Self-confidence is something far too many transgender people struggle to find. They worry about “passing” as their gender, often wanting to be known as a woman, not just a transgender person (or, as some nasty media outlets continue to remind us, much worse). They struggle to conform to what society has told them is womanlike. Their dress. Their face. Their musculature. Their Adam’s apple. Their voice. Their complexion.

In sports, add to all of that accusations of unfairness or even worse and, if not handled well by adults in the room, the positive effects of sports participation can be eroded by cruelty.

To be sure, if Yearwood improves as so many other high school athletes do, she could be the fastest sprinter in the history of Connecticut girls track & field. Emphasis on could.

If that happens, Connecticut’s trans-athlete-inclusion policy, which does not mandate any hormone therapy before a transgender girl can compete in a girls division, will come into question by some.

Yet until there is some stream of trans athletes suddenly dominating girls’ high school sports, longtime trans-athlete advocate Helen Carroll, who oversees the sports project for the National Center for Lesbian Rights, urges caution.

"We've been watching so many trans high school girls participate, and the fact that there is now one who is very talented and doing well is just part of the equation,” Carroll said. “We're going to have trans high school girls who are terrible, middle of the pack, and some, like this young woman in Connecticut, at the top of the pack.

“That's how sports work."

The example I always point to is Shaquille O’Neal. If Shaq’s advantages over me (at 6-foot-2, 170 pounds) are deemed “fair” in a game of one-on-one, then any advantage Yearwood could possibly have over her fellow competitors would have to be deemed equally “fair.”

Yet because of the all-mighty TESTOSTERONE, certain advantages are looked at as fair and others unfair in our culture.

Participation is the cornerstone of scholastic sports. Cruelty has no place there.

Instead of Yearwood changing whom she competes against, maybe it’s that mentality about “the all-mighty testosterone” that has to change.

While so many of us focus on wins and losses, state championships and success, educators place an emphasis on participation in scholastic sports. As well they should.

No doubt, elements of fairness and competition have been part of our evolution into a binary sports system, where girls compete against girls and boys compete against boys.

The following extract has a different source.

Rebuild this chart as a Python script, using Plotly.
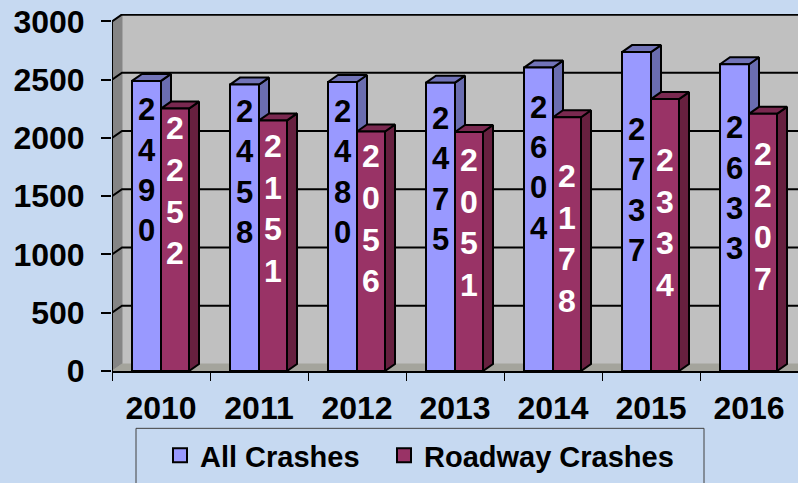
import plotly.graph_objects as go

years = ["2010", "2011", "2012", "2013", "2014", "2015", "2016"]
all_crashes = [2490, 2458, 2480, 2475, 2604, 2737, 2633]
roadway_crashes = [2252, 2151, 2056, 2051, 2178, 2334, 2207]
y_ticks = [0, 500, 1000, 1500, 2000, 2500, 3000]
# vertical centre of each stacked label, in axis units
all_label_y = [1700, 1685, 1685, 1625, 1720, 1530, 1545]
road_label_y = [1520, 1370, 1280, 1250, 1110, 1250, 1300]

BG = "#C6D9F1"
FONT = "Liberation Sans"
DX, DY = 10 / 98, 60          # oblique depth of the fake 3-D
BLUE_L, RED_L, RED_R = 20 / 98, 49 / 98, 77 / 98
N = len(years)
TOP = 3064


def poly(rects):
    xs, ys = [], []
    for r in rects:
        xs += [p[0] for p in r] + [r[0][0], None]
        ys += [p[1] for p in r] + [r[0][1], None]
    return xs, ys


def face(rects, fill, width=2):
    xs, ys = poly(rects)
    return go.Scatter(x=xs, y=ys, mode="lines", fill="toself", fillcolor=fill,
                      line=dict(color="#000000", width=width),
                      hoverinfo="skip", showlegend=False)


def flat(xs, ys, fill):
    return go.Scatter(x=xs, y=ys, mode="lines", fill="toself", fillcolor=fill,
                      line=dict(color=fill, width=1), hoverinfo="skip", showlegend=False)


def stroke(xs, ys, width=2):
    return go.Scatter(x=xs, y=ys, mode="lines", line=dict(color="#000000", width=width),
                      hoverinfo="skip", showlegend=False)


fig = go.Figure()

# walls and floor
fig.add_trace(flat([DX, N, N, DX, DX], [DY, DY, TOP, TOP, DY], "#C0C0C0"))
fig.add_trace(flat([0, DX, DX, 0, 0], [0, DY, TOP, 3000, 0], "#858585"))
fig.add_trace(flat([0, DX, N, N, 0], [0, DY, DY, 0, 0], "#A4A49C"))
# gridlines on the walls
gx, gy = [], []
for v in y_ticks[1:]:
    gx += [0, DX, N, None]
    gy += [v, v + DY, v + DY, None]
fig.add_trace(stroke(gx, gy))
fig.add_trace(stroke([0, 0], [0, 3000]))
fig.add_trace(stroke([DX, N], [TOP - 4, TOP - 4]))


def bar_faces(vals, left, right):
    side, top, front = [], [], []
    for i, v in enumerate(vals):
        a, b = i + left, i + right
        front.append([(a, 0), (b, 0), (b, v), (a, v)])
        side.append([(b, 0), (b + DX, DY), (b + DX, v + DY), (b, v)])
        top.append([(a, v), (b, v), (b + DX, v + DY), (a + DX, v + DY)])
    return side, top, front


for vals, l, r, cs, ct, cf in [
    (all_crashes, BLUE_L, RED_L, "#6A6DB0", "#7274B8", "#9999FF"),
    (roadway_crashes, RED_L, RED_R, "#66203F", "#7A2950", "#993366"),
]:
    s, t, f = bar_faces(vals, l, r)
    fig.add_trace(face(s, cs))
    fig.add_trace(face(t, ct))
    fig.add_trace(face(f, cf))


def stacked(vals):
    return ["<br>".join(str(v)) for v in vals]


fig.add_trace(go.Scatter(x=[i + (BLUE_L + RED_L) / 2 for i in range(N)], y=all_label_y, mode="text",
                         text=stacked(all_crashes), textposition="middle center",
                         textfont=dict(family=FONT, size=31, color="#000000", weight=700),
                         hoverinfo="skip", showlegend=False, cliponaxis=False))
fig.add_trace(go.Scatter(x=[i + (RED_L + RED_R) / 2 for i in range(N)], y=road_label_y, mode="text",
                         text=stacked(roadway_crashes), textposition="middle center",
                         textfont=dict(family=FONT, size=32, color="#FFFFFF", weight=700),
                         hoverinfo="skip", showlegend=False, cliponaxis=False))

# legend entries
for name, col, lg in [("All Crashes", "#9999FF", "legend"), ("Roadway Crashes", "#993366", "legend2")]:
    fig.add_trace(go.Scatter(x=[None], y=[None], mode="markers", name=name, legend=lg,
                             marker=dict(symbol="square", size=14, color=col,
                                         line=dict(color="#000000", width=2))))

legend_common = dict(orientation="h", xref="container", yref="container", xanchor="left", yanchor="top",
                     bgcolor="rgba(0,0,0,0)", borderwidth=0,
                     font=dict(family=FONT, size=29, weight=700), itemwidth=30)

fig.update_layout(
    width=798, height=483, autosize=False,
    margin=dict(l=112, r=0, t=13.5, b=111.5),
    paper_bgcolor=BG, plot_bgcolor=BG,
    font=dict(family=FONT, color="#000000"),
    xaxis=dict(range=[0, N], tickmode="array", tickvals=[i + 0.5 for i in range(N)], ticktext=years,
               ticks="", ticklen=0, showgrid=False, zeroline=False, showline=True,
               linecolor="#000000", linewidth=2,
               tickfont=dict(family=FONT, size=32, weight=700), ticklabelstandoff=8,
               minor=dict(tickmode="array", tickvals=list(range(N + 1)), ticks="outside",
                          ticklen=8, tickwidth=1, tickcolor="#000000", showgrid=False)),
    yaxis=dict(range=[0, TOP], tickmode="array", tickvals=y_ticks, ticks="outside", ticklen=10,
               tickwidth=1.5, tickcolor="#000000", showgrid=False, zeroline=False,
               ticklabelstandoff=10,
               tickfont=dict(family=FONT, size=32, weight=700)),
    legend=dict(x=160 / 798, y=1 - 430 / 483, **legend_common),
    legend2=dict(x=384 / 798, y=1 - 430 / 483, **legend_common),
    shapes=[dict(type="rect", xref="x domain", yref="y domain",
                 x0=(136 - 112) / 686, x1=(704 - 112) / 686,
                 y0=(371.5 - 490) / 358, y1=(371.5 - 429) / 358,
                 line=dict(color="#404040", width=1))],
)
fig.write_html("out.html", config={"displayModeBar": False},
               post_script="document.body.style.margin='0';document.body.style.background='%s';" % BG)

Yet the most important element of Yearwood’s participation — successful or not — on her high school track and field team is her participation. It is literally a life-saving endeavor.

Her ability to be on the girls team, to be called Andraya, to win and lose as a girl, help keep her alive. Literally.

Her participation and her success should challenge us. Just as some transphobic bloggers will hold her up as an example of trans-inclusion run amok, trans-rights activists will hold up other trans athletes who have not been so successful.

Yearwood’s potential impending success should challenge our ideas. We should let it. These are evolving issues for an evolving time.

We should have these conversations. We should talk with Yearwood and aim to understand her journey. I guarantee you, if you talk with her and her parents, you will understand how difficult of a journey it can be.

"Have the discussion,” Carroll said, “but for god’s sake don’t be cruel to the student-athlete who is just participating like the state says she can participate."

Participation is the cornerstone of scholastic sports. Cruelty has no place there.